In July 2003, Ed Kamins took over the CIO role at Phoenix-based Avnet Inc., a Fortune 500 marketer, distributor and reseller of electronic components and computers. Using his marketing and engineering background, Kamins focused on reinventing the IT department to focus on the bottom line, contributing to Avnet's revenue growth over the past nine years from $5 billion to $11 billion per year.
Is business and IT alignment an issue at Avnet?
Kamins: When I started doing this two years ago, I said to the team, 'I want to be clear on this, there are no IT problems, there are only business problems.' The last thing in the world I want is the latest whiz-bang technology. That's not what we're about. What I basically said was 'No toys.' The difference between a toy and a technology is whether we're doing it purely for the sake of the fun of the technology or we're doing it to solve a business problem. Is that something you've seen IT departments get lost in -- or indulge in?
Oh, sure. I think that's normal and natural because IT people, by their very nature -- the good ones -- are curious. They're puzzle solvers, they love new technologies. So the fun of understanding all of that is to play with new technologies. You have to do that. That's called incubation, experimentation, etc. But you can't lose track of the fact that we don't need everyone with a BlackBerry on their belt. What we need is everybody communicating better.
Are you seen as the bad guy?
Kamins: Yes, I'm always the bad guy; that's my role. I'm the discipline process that makes sure we keep it all in check. But I am more the guide than anything else. The easiest way I can say it to you is I have the license to ask all the dumb questions, and when I understand it, then I'm confident that we're going in the right direction.
What's a good example of that technology?
Kamins: We have something on the computer side we call Channel Connection. Channel Connection really is a set of computerized tools, Web-based, that allow our customers to have access to easier quoting, faster delivery of information, transportation, product data -- you name it and they've got access to it on their desktop, through a Web-based interface. It's a very, very, powerful tool.

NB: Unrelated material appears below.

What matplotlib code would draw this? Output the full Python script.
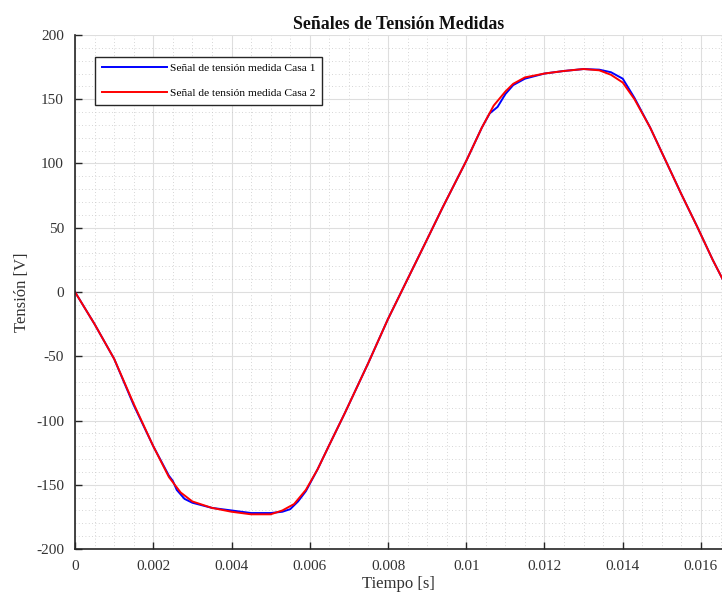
import matplotlib
matplotlib.use("Agg")
import matplotlib.pyplot as plt
from matplotlib.ticker import MultipleLocator, FixedLocator, FixedFormatter

plt.rcParams['font.family'] = ['Liberation Serif', 'DejaVu Serif']

# ---- data ----
t_casa2 = [0.0, 0.0005, 0.0010, 0.0015, 0.0020, 0.0024, 0.0027, 0.0030, 0.0035,
           0.0040, 0.0045, 0.0050, 0.0053, 0.0056, 0.0059, 0.0062, 0.0065, 0.0069,
           0.0075, 0.0080, 0.0085, 0.0090, 0.0094, 0.0100, 0.0104, 0.0107, 0.0110,
           0.0112, 0.0115, 0.0120, 0.0125, 0.0130, 0.0134, 0.0137, 0.0140, 0.0143,
           0.0147, 0.0151, 0.0155, 0.0159, 0.0163, 0.01667]
v_casa2 = [0, -25, -52, -87, -120, -144, -156, -163, -168,
           -171, -173, -173, -170, -165, -154, -138, -119, -94,
           -55, -21, 10, 41, 66, 102, 128, 145, 156,
           162, 167, 170, 172, 173.5, 172.5, 169, 163, 150,
           128, 102, 76, 51, 25, 3]

t_casa1 = [0.0, 0.0005, 0.0010, 0.0015, 0.0020, 0.0024, 0.0025, 0.0026, 0.0028,
           0.0030, 0.0035, 0.0040, 0.0045, 0.0050, 0.0053, 0.0055, 0.0057, 0.0059,
           0.0062, 0.0065, 0.0069, 0.0075, 0.0080, 0.0085, 0.0090, 0.0094, 0.0100,
           0.0104, 0.0106, 0.0108, 0.0110, 0.0112, 0.0115, 0.0120, 0.0125, 0.0130,
           0.0134, 0.0137, 0.0140, 0.0143, 0.0147, 0.0151, 0.0155, 0.0159, 0.0163,
           0.01667]
v_casa1 = [0, -25, -52, -88, -120, -143, -147, -154, -161,
           -164, -168, -170, -172, -172, -171, -169, -163, -155,
           -138, -119, -94, -55, -21, 10, 41, 66, 102,
           128, 139, 144, 154, 161, 166, 170, 172, 173.5,
           173, 171, 166, 151, 128, 102, 76, 51, 25,
           3]

x_ticks = [0, 0.002, 0.004, 0.006, 0.008, 0.010, 0.012, 0.014, 0.016]
x_tick_labels = ['0', '0.002', '0.004', '0.006', '0.008', '0.01', '0.012', '0.014', '0.016']
y_ticks = [-200, -150, -100, -50, 0, 50, 100, 150, 200]
y_tick_labels = ['-200', '-150', '-100', '-50', '0', '50', '100', '150', '200']

title = 'Señales de Tensión Medidas'
xlabel = 'Tiempo [s]'
ylabel = 'Tensión [V]'
label1 = 'Señal de tensión medida Casa 1'
label2 = 'Señal de tensión medida Casa 2'

# ---- figure ----
fig = plt.figure(figsize=(7.22, 6.01), dpi=100)
ax = fig.add_axes([0.1039, 0.0865, 0.8961, 0.8553])

ax.plot(t_casa1, v_casa1, color=(0, 0, 1), lw=1.4, label=label1)
ax.plot(t_casa2, v_casa2, color=(1, 0, 0), lw=1.4, label=label2)

ax.set_xlim(0, 0.016537)
ax.set_ylim(-200, 200)

ax.xaxis.set_major_locator(FixedLocator(x_ticks))
ax.xaxis.set_major_formatter(FixedFormatter(x_tick_labels))
ax.yaxis.set_major_locator(FixedLocator(y_ticks))
ax.yaxis.set_major_formatter(FixedFormatter(y_tick_labels))
ax.xaxis.set_minor_locator(MultipleLocator(0.0005))
ax.yaxis.set_minor_locator(MultipleLocator(10))

ax.grid(True, which='major', color='#dedede', lw=0.8, ls='-')
ax.grid(True, which='minor', color='#c8c8c8', lw=0.6, ls=(0, (1, 3)))
ax.set_axisbelow(True)

for s in ['top', 'right']:
    ax.spines[s].set_visible(False)
for s in ['left', 'bottom']:
    ax.spines[s].set_color('#262626')
    ax.spines[s].set_linewidth(1.2)

ax.tick_params(which='major', direction='in', length=5, width=1, color='#262626',
               labelsize=11, labelcolor='#333333', pad=8)
ax.tick_params(which='minor', length=0)

ax.set_title(title, fontsize=12.8, fontweight='bold', color='#111111', pad=4)
ax.set_xlabel(xlabel, fontsize=12, color='#333333', labelpad=2)
ax.set_ylabel(ylabel, fontsize=12, color='#333333', labelpad=4)

leg = ax.legend(loc='upper left', bbox_to_anchor=(0.031, 0.958), fontsize=8.25,
                frameon=True, fancybox=False, edgecolor='#262626', framealpha=1,
                handlelength=5.7, handletextpad=0.25, labelspacing=1.25,
                borderpad=0.6, borderaxespad=0)
leg.get_frame().set_linewidth(1.0)

fig.savefig('out.png', dpi=100)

Are you able to communicate with your CTO? Are you speaking the same language?
Kamins: No, it's funny. I say to [CTO Bill Chapman] all the time, 'OK, now say that in English.' We do communicate very well. But obviously, he's four layers deep in the details beyond which I either am interested in or understand, take your pick. But the bottom line is that at the end of the day, he completely not only understands but buys into the notion that it has to be an ROI, it has to be a solution. I want to give Bill a lot of credit for that.
What would your IT department say was its biggest headache or challenge this year? A lot of CIOs I've spoken with recently have named business intelligence projects, for example.
Kamins: I'm going to put it in a different perspective. From my point of view, I think business intelligence is critical, but it's had a lot more hype than delivery. So we've ended up with all kinds of tools, some of which we've bought and then ultimately threw away. I don't want that kind of BI. CRM, same thing. When I ran the business, the salesforce yelled, 'CRM, CRM, we've got to have CRM.' So we built CRM. They didn't put the data in the system. If you don't put the data in the system, you've wasted everybody's time and money. So I don't want that kind of CRM. What I really want is practical solutions to the business problems that people face every day.